[REQUIREMENTS] Only the lines from the line that has "Convert this chart to matplotlib code." through the line that has "ax = fig.add_axes([x0" should be reproduced, exactly and with both ends kept.

[INFORMATION SHOWN]
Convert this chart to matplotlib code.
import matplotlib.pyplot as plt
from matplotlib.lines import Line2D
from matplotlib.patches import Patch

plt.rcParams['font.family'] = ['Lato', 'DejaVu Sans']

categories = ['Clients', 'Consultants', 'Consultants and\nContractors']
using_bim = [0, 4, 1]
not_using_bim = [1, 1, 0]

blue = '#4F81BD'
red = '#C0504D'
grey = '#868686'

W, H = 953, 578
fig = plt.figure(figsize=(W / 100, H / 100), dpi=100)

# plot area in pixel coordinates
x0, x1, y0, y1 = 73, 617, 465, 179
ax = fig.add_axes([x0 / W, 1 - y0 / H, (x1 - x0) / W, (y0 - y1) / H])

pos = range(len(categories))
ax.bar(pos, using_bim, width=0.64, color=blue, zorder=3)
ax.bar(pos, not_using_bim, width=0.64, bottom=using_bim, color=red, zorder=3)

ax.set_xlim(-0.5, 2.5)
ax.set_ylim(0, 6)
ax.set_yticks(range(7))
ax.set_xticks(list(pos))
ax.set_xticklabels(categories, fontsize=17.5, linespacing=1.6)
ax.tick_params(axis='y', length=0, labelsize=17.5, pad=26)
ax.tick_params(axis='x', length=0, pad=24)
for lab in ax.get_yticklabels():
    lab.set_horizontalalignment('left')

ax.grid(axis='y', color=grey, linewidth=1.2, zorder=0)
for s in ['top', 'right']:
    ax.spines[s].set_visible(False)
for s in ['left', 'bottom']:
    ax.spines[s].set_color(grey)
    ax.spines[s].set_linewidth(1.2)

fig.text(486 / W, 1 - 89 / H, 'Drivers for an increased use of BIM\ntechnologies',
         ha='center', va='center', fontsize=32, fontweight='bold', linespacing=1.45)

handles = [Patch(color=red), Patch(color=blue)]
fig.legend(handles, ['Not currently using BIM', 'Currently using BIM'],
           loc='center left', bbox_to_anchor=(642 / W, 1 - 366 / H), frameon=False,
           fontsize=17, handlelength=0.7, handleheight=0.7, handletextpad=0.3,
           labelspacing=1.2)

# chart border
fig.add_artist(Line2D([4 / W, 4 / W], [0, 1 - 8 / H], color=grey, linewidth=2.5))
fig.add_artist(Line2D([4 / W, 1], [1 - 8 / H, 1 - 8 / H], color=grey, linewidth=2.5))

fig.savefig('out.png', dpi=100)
* * *
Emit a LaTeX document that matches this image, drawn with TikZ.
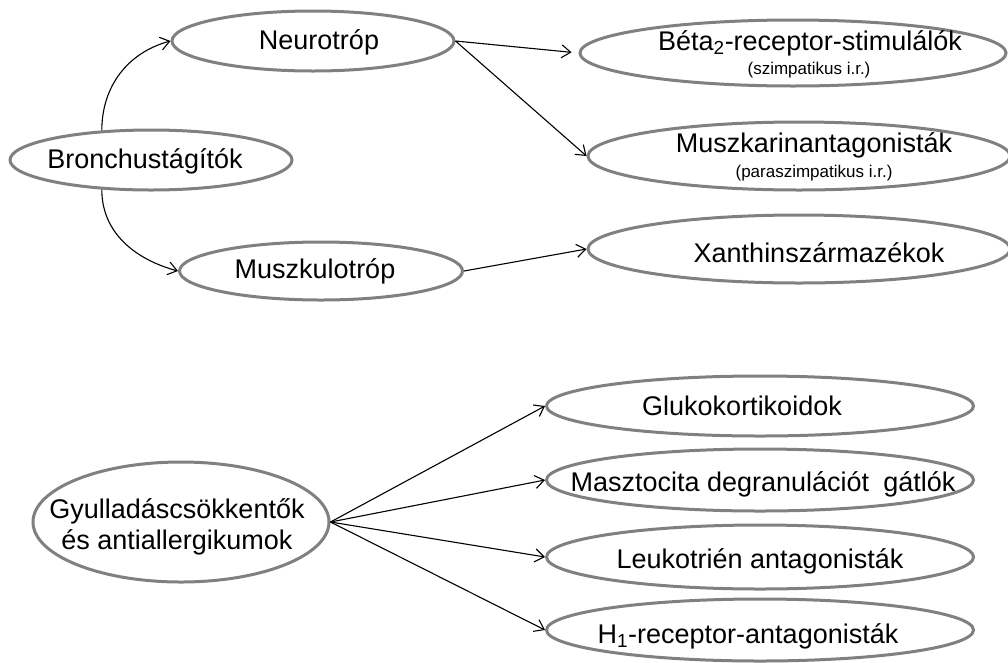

[EXERCISE RESPONSE]
Convert this chart to matplotlib code.
import matplotlib.pyplot as plt
from matplotlib.lines import Line2D
from matplotlib.patches import Patch

plt.rcParams['font.family'] = ['Lato', 'DejaVu Sans']

categories = ['Clients', 'Consultants', 'Consultants and\nContractors']
using_bim = [0, 4, 1]
not_using_bim = [1, 1, 0]

blue = '#4F81BD'
red = '#C0504D'
grey = '#868686'

W, H = 953, 578
fig = plt.figure(figsize=(W / 100, H / 100), dpi=100)

# plot area in pixel coordinates
x0, x1, y0, y1 = 73, 617, 465, 179
ax = fig.add_axes([x0 / W, 1 - y0 / H, (x1 - x0) / W, (y0 - y1) / H])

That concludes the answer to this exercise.